Pedro Nel Ignacio Tomás de Villanueva Ospina Vásquez (18 September 1858 – 1 July 1927) was a Colombian general and political figure. He served as president of Colombia between 1922 and 1926.

Biography 
Ospina was born in Bogotá, on September 18, 1858. He was born in the Presidential Palace, as his father Mariano Ospina Rodríguez was president of Colombia at the time. He died in Medellín, on July 1, 1927.

Educator 

Colombia's first significant effort in mining engineering was brought about by the Escuela Nacional de Minas in the city of Medellín. This institution was conceived strictly as a mining institute, modeled after the School of Mines of the University of California, Berkeley, from which its first directors, Ospina and his brother Tulio Ospina were graduated. When the school began its second life after 1904, it also offered degrees in chemistry, civil, electrical, mining and mechanical engineering. As rectors of the school, echoing the themes of their father, they insistently preached the virtues of work, discipline and practicality.

Engineer and entrepreneur 

Antioqueño engineers thought of themselves primarily as industrial entrepreneurs rather than agents of state policy. Although some, such as Ospina and his nephew Mariano Ospina Pérez, became highly successful in national politics, antioqueño engineers continued to nurture the self-image of the apolitical, economically practical, hardworking paisa.

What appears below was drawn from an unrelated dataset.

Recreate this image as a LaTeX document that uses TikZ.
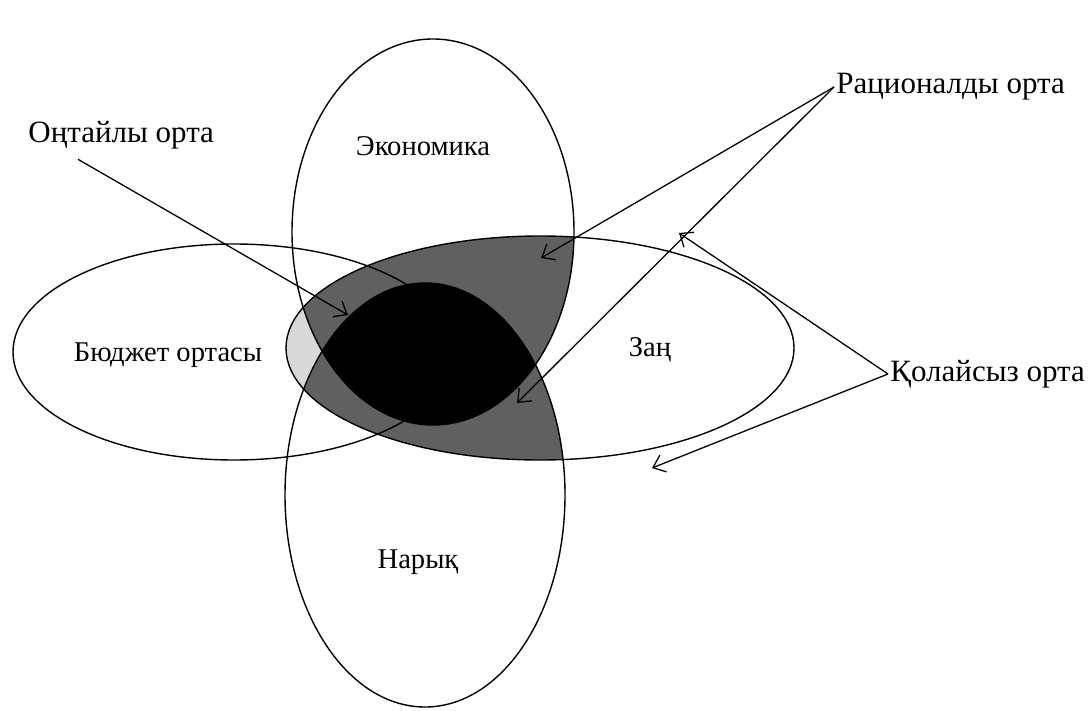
\documentclass[tikz,border=0pt]{standalone}
\usepackage{fontspec}
\setmainfont{Liberation Serif}
\usepackage{tikz}
\usetikzlibrary{arrows.meta}
\tikzstyle{pointer} = [->, >={Straight Barb[length=5.5pt,width=9pt]}, line width=0.65pt]
\tikzstyle{ring} = [draw=black, line width=0.7pt]
\tikzstyle{inlabel} = [font=\fontsize{14.3}{16}\selectfont]
\tikzstyle{outlabel} = [font=\fontsize{15.5}{18}\selectfont, inner sep=1pt]
\definecolor{darkzone}{RGB}{96,96,96}
\definecolor{lightzone}{RGB}{217,217,217}

\def\economyset{(433,232) ellipse [x radius=141, y radius=193]}
\def\marketset{(425,495) ellipse [x radius=140, y radius=212]}
\def\lawset{(540,348) ellipse [x radius=254, y radius=112]}
\def\budgetset{(234,352) ellipse [x radius=221, y radius=108]}

\begin{document}
\begin{tikzpicture}[x=0.5pt, y=-0.5pt]
\useasboundingbox (0,0) rectangle (1091,711);

% shaded zones
\begin{scope}
  \clip \lawset;
  \fill[lightzone] \budgetset;
  \fill[darkzone] \economyset \marketset;
\end{scope}

% the four sets
\draw[ring] \economyset;
\draw[ring] \marketset;
\draw[ring] \lawset;
\draw[ring] \budgetset;

% common core
\begin{scope}
  \clip \economyset;
  \fill[black] \marketset;
\end{scope}

\node[inlabel] (economy) at (423,146) {Экономика};
\node[inlabel] (budget)  at (168,355) {Бюджет ортасы};
\node[inlabel] (law)     at (650,350) {Заң};
\node[inlabel] (market)  at (418,562) {Нарық};

\node[outlabel, anchor=west] (optimal)  at (26,135) {Оңтайлы орта};
\node[outlabel, anchor=west] (rational) at (834,87) {Рационалды орта};
\node[outlabel, anchor=west] (adverse)  at (888,374) {Қолайсыз орта};

\coordinate (optTip)  at (348,315);
\coordinate (ratTipA) at (541,258);
\coordinate (ratTipB) at (517,403);
\coordinate (qolTipA) at (679,233);
\coordinate (qolTipB) at (652,468);

\draw[pointer] ([xshift=26pt,yshift=-4pt]optimal.south west) -- (optTip);
\draw[pointer] (rational.west) -- (ratTipA);
\draw[pointer] (rational.west) -- (ratTipB);
\draw[pointer] (adverse.west) -- (qolTipA);
\draw[pointer] (adverse.west) -- (qolTipB);

\end{tikzpicture}
\end{document}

Since 1910, successful businessmen and engineers emerged from the business community of Medellín, as did Ospina, who was a Berkeley-trained mining engineer and an industrial entrepreneur as well as a large-scale agriculturalist.

Politics 

Ospina was elected MP to the Camara de Representantes (House of Representatives) in 1892 and 1894 for the province of Antioquia.  During his first term he sponsored the bill to derogate the “Ley de los Caballos” and introduced a bill to enact the “freedom of speech”. During his second term he sponsored a bill to restructure the Banco Nacional (National Bank).

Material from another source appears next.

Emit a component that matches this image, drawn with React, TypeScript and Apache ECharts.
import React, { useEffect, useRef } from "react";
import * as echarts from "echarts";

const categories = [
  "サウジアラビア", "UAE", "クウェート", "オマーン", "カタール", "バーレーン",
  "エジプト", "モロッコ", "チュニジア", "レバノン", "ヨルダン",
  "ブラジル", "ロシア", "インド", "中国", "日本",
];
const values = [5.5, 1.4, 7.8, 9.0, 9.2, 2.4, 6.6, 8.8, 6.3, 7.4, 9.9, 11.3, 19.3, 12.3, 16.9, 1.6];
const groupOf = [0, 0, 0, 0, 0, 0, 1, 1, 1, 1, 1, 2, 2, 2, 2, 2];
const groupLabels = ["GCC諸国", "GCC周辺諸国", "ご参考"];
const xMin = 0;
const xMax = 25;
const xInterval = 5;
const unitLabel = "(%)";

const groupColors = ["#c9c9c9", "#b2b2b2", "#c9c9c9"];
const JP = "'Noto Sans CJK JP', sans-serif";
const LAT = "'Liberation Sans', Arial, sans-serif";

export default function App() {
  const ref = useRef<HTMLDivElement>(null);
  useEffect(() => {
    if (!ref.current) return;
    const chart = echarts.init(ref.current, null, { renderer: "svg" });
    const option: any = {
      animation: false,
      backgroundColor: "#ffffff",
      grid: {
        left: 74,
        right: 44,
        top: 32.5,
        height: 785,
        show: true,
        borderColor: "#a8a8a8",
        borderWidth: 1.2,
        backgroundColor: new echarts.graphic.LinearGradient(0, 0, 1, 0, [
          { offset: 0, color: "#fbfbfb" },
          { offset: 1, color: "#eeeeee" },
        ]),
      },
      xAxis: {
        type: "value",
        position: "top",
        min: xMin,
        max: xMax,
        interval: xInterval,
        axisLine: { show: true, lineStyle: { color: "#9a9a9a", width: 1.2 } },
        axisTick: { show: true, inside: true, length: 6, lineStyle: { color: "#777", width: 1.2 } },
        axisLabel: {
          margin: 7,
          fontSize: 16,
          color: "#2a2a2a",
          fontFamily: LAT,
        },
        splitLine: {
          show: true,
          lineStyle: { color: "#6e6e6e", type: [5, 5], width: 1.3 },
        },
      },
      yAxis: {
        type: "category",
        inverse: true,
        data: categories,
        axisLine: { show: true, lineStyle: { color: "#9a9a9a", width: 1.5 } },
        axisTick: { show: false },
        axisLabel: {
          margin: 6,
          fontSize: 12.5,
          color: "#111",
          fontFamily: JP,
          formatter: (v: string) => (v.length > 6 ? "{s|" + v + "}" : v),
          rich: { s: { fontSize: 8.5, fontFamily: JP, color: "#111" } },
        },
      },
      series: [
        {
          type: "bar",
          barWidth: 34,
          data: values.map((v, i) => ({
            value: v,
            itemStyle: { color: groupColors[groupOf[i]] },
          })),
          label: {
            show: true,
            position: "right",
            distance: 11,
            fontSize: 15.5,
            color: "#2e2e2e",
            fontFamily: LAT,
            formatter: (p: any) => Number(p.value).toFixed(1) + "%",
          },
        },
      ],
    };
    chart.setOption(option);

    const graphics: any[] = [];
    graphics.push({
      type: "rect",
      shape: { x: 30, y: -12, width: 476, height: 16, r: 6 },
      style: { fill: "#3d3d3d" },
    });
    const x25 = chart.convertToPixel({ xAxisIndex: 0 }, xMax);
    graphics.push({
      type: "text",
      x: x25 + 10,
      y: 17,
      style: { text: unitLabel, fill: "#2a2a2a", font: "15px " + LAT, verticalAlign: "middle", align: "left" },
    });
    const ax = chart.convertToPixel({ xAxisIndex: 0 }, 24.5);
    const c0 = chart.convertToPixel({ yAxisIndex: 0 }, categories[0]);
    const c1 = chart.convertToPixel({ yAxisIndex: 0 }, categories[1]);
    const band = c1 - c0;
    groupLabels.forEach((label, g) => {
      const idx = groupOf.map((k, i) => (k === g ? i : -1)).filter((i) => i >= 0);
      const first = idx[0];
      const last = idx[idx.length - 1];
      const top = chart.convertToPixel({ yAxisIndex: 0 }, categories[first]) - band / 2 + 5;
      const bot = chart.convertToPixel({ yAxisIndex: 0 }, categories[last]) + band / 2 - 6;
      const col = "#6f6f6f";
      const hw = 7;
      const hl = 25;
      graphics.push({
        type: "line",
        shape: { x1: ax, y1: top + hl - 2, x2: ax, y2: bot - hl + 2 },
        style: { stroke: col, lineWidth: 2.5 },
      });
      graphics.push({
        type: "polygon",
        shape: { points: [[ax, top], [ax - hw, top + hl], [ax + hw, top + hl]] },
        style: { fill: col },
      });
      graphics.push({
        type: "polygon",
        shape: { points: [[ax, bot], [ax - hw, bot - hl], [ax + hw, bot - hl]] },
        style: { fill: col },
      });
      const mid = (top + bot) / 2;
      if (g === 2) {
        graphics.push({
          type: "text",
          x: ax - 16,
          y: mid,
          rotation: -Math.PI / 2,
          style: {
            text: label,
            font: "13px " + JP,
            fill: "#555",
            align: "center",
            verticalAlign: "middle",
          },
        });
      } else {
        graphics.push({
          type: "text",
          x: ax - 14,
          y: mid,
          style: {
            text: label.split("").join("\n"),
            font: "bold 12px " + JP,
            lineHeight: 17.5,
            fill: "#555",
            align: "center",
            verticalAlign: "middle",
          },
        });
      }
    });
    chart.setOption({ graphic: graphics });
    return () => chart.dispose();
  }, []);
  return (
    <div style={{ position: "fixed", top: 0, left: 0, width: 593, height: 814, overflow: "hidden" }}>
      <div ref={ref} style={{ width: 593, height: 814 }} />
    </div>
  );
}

Ospina was a General of the Army during the civil war of the Thousand Days' War. In 1901 he was appointed as Minister of War by President José Manuel Marroquín.

President Carlos Eugenio Restrepo, in 1910, appointed Ospina as the Colombian Ambassador to the United States. Upon his return to the country, he was elected to congress and later as Governor of Antioquia.

In 1918, Ospina was appointed as Governor of the province of Antioquia. Later, in 1920, during the government of President Marco Fidel Suárez, Ospina was elected by congress as the nation's presidential designate.

Presidency 

In 1922, he was elected as Colombia's 36th president. During his administration, he organized the Departments of Education, Health and the Treasury. He created the Central Bank (Banco de la Republica) and greatly advanced critical public works, such as the main national highways and railways systems, dams and bridges, and the crude oil pipelines connecting the mayor oil-fields to the sea ports.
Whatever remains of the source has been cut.